First lets look at the VDG and SAM as used in the COCO and Dragon computers.
|Internal Text||8x8 characters on an 8x12 space. Green or Orange depending on pallet set.|
|Inverted Text||Same Text with the colours/intensities reversed.|
|Semigraphics 4||2x2 blocks in black plus one of 8 colors. Size of text block.|
|External Text||Only the Nec Trek uses this mode. 8x12 characters. User Definable.|
|Inverted Ext.||Same text with colours/intensities reversed.|
|Semigraphics 6||2x3 blocks in black plus one of 4 colors from 2 pallets
In the COCO, Dragon, and APF this mode isn't much used as the text covers 2 of the color selections. The Nec Trek however manages to show the entire set of 8 colours on one screen.
|Color Graphics||4 color choices from 1 of 2 pallets. In various resolutions 128x192 being highest.|
|Raster Graphics||2 color choices from 1 of 2 pallets.In various resolutions 256x192 being highest.|
First thing to notice, is that Semigraphics are actually a separate mode from text. They are merged by connecting a ram line to the SG select line. Same deal for Inverted text.
This shows that you can switch modes across the screen.
Semigraphics 8 to 24 are added to the VDG
Strangely, these 'Semigraphics' can change colour per line, AND include sections of Text!? How does that work?
Close inspection of how to implement these modes reveals some interesting truths.
What you do, is set the VDG to Text/Semigraphics mode, then set the SAM to feed it as if it were in Graphics mode.
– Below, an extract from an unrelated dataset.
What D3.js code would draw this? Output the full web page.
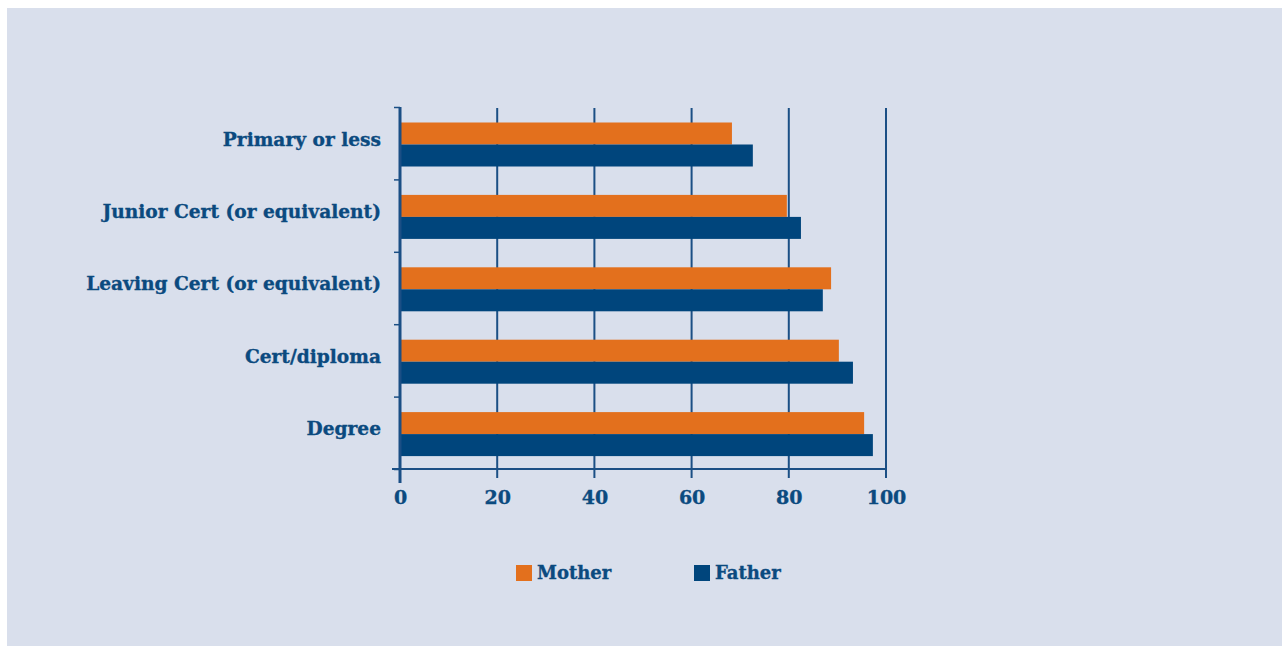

This works because the VDG actually had no buffer. It requires the Memory Manager (What ever it may be) to feed it.
In Text and Semigraphics modes the VDG signals and expects to see the same 32 bytes (one line of text) 12 times. Once for each scanline of the text mode. With the SAM merrily incrementing through lines of RAM rather than closely following the direction of the VDG, the VDG displays the relevant line of whatever Text or Semigraphics character its fed for that line.
The M/MP1000 Only has 1k of RAM. There is NO WAY that just Text and Semigraphics would have competed with the Atari 2600 (or anything else for that matter).
So they Had to use the most impressive modes, Color Graphics 6 (128x192) and Raster Graphics 6 (256x192). Which would normally require 6K each.
To get around this problem,(Providing 6K of info from 1K of RAM) they set-up there VDG memory management system to use the scratch pad as an offset into the screen RAM + scanline count, to feed the VDG.
This gives the system a virtual programmable graphics system of 32 8x16 characters.
For good measure, they toggle the 6th bit to now set the CSS flag on the VDG. This gives them ALL 8 colors in the Color Graphics mode and 4 in the Raster Graphics mode. With the side effect of changing Inversed characters in text mode to now be Orange/Yellow when the VDG is still in Text/Semigraphics mode.
Some APF games have a Text Mode display at the top of the screen. On the COCO, Dragon and VZ200 this is imposable.
The APF does this by changing the mode after the last text line they intend to display.
The Graphics Memory Manager, expecting to start at the top of the screen, then starts generating the Graphics characters as if it were. That is, the first line of graphics character pointers is read regardless how many text lines have been displayed already.
Now you might think this would cause a problem when the Graphics reached the bottom of the screen and thought it still had some lines to display, but the VDG will ignore any data after the 192th line, until Vertical Retrace is compleated.